Directive:
From the first line of the data through the line containing "15.4, 14.1, 15.6, 16.8, 15.2]", return each line exactly.

Collected data:
--- --- ---

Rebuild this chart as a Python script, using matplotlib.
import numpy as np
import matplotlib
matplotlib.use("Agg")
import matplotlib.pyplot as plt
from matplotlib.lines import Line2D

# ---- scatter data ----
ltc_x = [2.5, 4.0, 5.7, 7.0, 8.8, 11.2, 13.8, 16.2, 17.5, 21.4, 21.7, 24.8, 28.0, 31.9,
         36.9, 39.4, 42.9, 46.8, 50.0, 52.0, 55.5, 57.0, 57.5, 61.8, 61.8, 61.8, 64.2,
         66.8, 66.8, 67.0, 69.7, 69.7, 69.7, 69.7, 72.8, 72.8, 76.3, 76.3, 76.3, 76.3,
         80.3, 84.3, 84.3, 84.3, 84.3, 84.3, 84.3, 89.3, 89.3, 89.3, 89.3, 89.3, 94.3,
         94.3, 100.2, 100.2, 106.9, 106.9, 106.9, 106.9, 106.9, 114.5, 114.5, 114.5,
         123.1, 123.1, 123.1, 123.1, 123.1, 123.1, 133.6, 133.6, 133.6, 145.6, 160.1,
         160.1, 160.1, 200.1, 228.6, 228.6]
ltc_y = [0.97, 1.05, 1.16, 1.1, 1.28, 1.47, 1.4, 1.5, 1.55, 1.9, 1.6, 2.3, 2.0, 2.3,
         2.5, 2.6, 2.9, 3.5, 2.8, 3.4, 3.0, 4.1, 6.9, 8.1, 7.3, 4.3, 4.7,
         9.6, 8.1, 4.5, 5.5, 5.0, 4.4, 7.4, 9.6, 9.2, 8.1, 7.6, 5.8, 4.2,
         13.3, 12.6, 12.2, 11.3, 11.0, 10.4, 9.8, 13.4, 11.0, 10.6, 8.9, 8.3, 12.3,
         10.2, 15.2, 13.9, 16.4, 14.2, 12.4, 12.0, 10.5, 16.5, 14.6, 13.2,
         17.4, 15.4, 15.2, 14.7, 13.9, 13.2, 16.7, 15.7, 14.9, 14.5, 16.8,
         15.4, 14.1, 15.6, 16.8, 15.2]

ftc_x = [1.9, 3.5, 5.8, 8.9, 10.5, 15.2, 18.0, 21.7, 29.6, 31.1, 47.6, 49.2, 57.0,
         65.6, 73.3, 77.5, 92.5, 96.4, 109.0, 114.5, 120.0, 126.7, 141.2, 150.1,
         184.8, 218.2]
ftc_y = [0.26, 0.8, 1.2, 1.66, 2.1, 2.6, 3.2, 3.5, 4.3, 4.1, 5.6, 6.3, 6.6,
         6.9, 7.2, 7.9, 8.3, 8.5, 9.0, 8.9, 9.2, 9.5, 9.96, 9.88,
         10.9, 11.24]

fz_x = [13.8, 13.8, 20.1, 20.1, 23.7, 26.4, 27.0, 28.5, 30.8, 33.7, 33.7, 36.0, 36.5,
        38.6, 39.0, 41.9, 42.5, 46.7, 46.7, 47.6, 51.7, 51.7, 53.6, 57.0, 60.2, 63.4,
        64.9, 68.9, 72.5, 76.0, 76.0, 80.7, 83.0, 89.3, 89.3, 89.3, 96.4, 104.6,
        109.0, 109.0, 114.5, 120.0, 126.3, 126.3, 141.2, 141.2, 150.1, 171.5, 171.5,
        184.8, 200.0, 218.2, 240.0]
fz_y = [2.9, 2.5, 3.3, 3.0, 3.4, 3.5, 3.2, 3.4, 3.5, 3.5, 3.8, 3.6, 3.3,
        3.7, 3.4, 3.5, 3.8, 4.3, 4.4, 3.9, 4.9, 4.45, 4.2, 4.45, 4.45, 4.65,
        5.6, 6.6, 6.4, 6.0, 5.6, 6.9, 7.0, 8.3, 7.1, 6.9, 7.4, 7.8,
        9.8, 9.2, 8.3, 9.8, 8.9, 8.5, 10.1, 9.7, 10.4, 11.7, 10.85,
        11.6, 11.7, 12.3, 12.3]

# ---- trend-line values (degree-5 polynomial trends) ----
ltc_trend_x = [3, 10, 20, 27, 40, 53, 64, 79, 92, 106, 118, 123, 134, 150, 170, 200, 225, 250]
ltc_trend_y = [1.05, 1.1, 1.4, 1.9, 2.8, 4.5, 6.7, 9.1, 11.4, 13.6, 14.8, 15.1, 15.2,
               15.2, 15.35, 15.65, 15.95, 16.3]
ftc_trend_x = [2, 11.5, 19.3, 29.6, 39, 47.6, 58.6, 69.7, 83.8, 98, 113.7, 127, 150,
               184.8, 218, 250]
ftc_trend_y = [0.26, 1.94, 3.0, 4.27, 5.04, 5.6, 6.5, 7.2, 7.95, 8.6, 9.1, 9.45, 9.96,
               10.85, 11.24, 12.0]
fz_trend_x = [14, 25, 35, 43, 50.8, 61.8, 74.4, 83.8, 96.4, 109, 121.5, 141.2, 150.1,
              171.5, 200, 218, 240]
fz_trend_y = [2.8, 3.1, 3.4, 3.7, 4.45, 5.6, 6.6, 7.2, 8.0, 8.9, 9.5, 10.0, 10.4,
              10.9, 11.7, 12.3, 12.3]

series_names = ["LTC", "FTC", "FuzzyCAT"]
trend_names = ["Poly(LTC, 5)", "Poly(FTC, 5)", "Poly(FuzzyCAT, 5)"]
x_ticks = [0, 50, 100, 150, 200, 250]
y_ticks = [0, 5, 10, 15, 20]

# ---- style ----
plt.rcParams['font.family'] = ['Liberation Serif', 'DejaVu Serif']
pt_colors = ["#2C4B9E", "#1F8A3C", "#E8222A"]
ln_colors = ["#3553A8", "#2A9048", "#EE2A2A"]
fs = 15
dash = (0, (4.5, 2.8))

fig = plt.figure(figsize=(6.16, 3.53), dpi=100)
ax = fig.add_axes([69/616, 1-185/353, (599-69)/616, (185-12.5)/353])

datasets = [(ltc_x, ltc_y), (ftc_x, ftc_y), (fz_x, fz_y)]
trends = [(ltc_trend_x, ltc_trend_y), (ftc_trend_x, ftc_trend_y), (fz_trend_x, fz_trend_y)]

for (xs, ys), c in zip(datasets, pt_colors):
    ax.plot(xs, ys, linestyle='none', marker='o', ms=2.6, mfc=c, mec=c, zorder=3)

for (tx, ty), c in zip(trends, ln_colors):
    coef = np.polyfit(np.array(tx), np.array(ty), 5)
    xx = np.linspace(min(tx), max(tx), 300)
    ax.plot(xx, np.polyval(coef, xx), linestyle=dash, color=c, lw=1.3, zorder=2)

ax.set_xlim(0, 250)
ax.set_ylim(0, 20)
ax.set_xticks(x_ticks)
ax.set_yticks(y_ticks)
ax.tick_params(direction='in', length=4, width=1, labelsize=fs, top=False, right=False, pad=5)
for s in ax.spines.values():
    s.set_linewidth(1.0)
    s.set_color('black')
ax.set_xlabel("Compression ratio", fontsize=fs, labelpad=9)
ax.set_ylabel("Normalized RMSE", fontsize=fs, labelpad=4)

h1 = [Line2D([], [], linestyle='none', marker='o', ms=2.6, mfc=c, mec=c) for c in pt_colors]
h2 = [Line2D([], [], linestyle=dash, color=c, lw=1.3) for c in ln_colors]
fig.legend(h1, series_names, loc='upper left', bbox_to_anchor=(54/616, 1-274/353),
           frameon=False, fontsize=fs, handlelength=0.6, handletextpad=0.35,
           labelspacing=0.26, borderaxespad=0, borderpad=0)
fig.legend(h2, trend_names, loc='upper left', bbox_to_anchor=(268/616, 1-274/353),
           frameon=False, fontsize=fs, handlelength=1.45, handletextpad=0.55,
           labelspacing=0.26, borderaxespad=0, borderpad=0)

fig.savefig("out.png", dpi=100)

--- --- ---

Result:
Rebuild this chart as a Python script, using matplotlib.
import numpy as np
import matplotlib
matplotlib.use("Agg")
import matplotlib.pyplot as plt
from matplotlib.lines import Line2D

# ---- scatter data ----
ltc_x = [2.5, 4.0, 5.7, 7.0, 8.8, 11.2, 13.8, 16.2, 17.5, 21.4, 21.7, 24.8, 28.0, 31.9,
         36.9, 39.4, 42.9, 46.8, 50.0, 52.0, 55.5, 57.0, 57.5, 61.8, 61.8, 61.8, 64.2,
         66.8, 66.8, 67.0, 69.7, 69.7, 69.7, 69.7, 72.8, 72.8, 76.3, 76.3, 76.3, 76.3,
         80.3, 84.3, 84.3, 84.3, 84.3, 84.3, 84.3, 89.3, 89.3, 89.3, 89.3, 89.3, 94.3,
         94.3, 100.2, 100.2, 106.9, 106.9, 106.9, 106.9, 106.9, 114.5, 114.5, 114.5,
         123.1, 123.1, 123.1, 123.1, 123.1, 123.1, 133.6, 133.6, 133.6, 145.6, 160.1,
         160.1, 160.1, 200.1, 228.6, 228.6]
ltc_y = [0.97, 1.05, 1.16, 1.1, 1.28, 1.47, 1.4, 1.5, 1.55, 1.9, 1.6, 2.3, 2.0, 2.3,
         2.5, 2.6, 2.9, 3.5, 2.8, 3.4, 3.0, 4.1, 6.9, 8.1, 7.3, 4.3, 4.7,
         9.6, 8.1, 4.5, 5.5, 5.0, 4.4, 7.4, 9.6, 9.2, 8.1, 7.6, 5.8, 4.2,
         13.3, 12.6, 12.2, 11.3, 11.0, 10.4, 9.8, 13.4, 11.0, 10.6, 8.9, 8.3, 12.3,
         10.2, 15.2, 13.9, 16.4, 14.2, 12.4, 12.0, 10.5, 16.5, 14.6, 13.2,
         17.4, 15.4, 15.2, 14.7, 13.9, 13.2, 16.7, 15.7, 14.9, 14.5, 16.8,
         15.4, 14.1, 15.6, 16.8, 15.2]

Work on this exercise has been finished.